Sixty nine (69) witnesses, 19 male and 50 female, who remained in the School system after their 16th birthday, had been in institutional care since they were aged three years or younger and were regarded as orphans, having no known family contact. Thirty eight (38) male witnesses who were discharged over the age of 16 years were admitted under Court Orders that permitted their detention until they were 18 years old. Sixteen (16) witnesses, eight male and eight female, remained residents in the School after their 16th birthday to continue secondary education.7
The next five chapters of the Report summarise the evidence provided by witnesses regarding family contact, everyday experiences and abuse while in the Schools.
Footnotes
- For example: as witness evidence is presented according to the decade of discharge, a witness who spent 12 years in a school and was discharged in 1962 will have been included in the 1960s cohort although the majority of that witness’s experience will relate to the 1950s.

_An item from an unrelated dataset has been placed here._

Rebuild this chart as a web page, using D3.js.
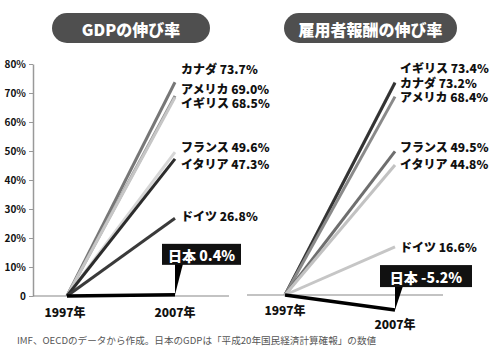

- The age of criminal responsibility under the Children Act, 1908 was seven years. The age was raised to 12 years by section 52 of the Children Act, 2001. This was subsequently amended by section 129 of the Criminal Justice Act, 2006 which confined the power to bring criminal proceedings against children to those aged 12 and older with certain exceptions.
- For reasons of confidentiality details regarding the provisions governing these admissions cannot be specified.
- Section 133(17) of the Children Act, 1908.
- Section 58(1)(b) of the Children Act, 1908.
- Section 58(1)(a) of the Children Act, 1908.
- With permission from the Department of Education and the consent of the parent(s) or guardian, detention could be extended beyond the residents’ sixteenth birthday (but not beyond their seventeenth birthday) for the purpose of further education or training. See section 12 of the Children Act, 1941.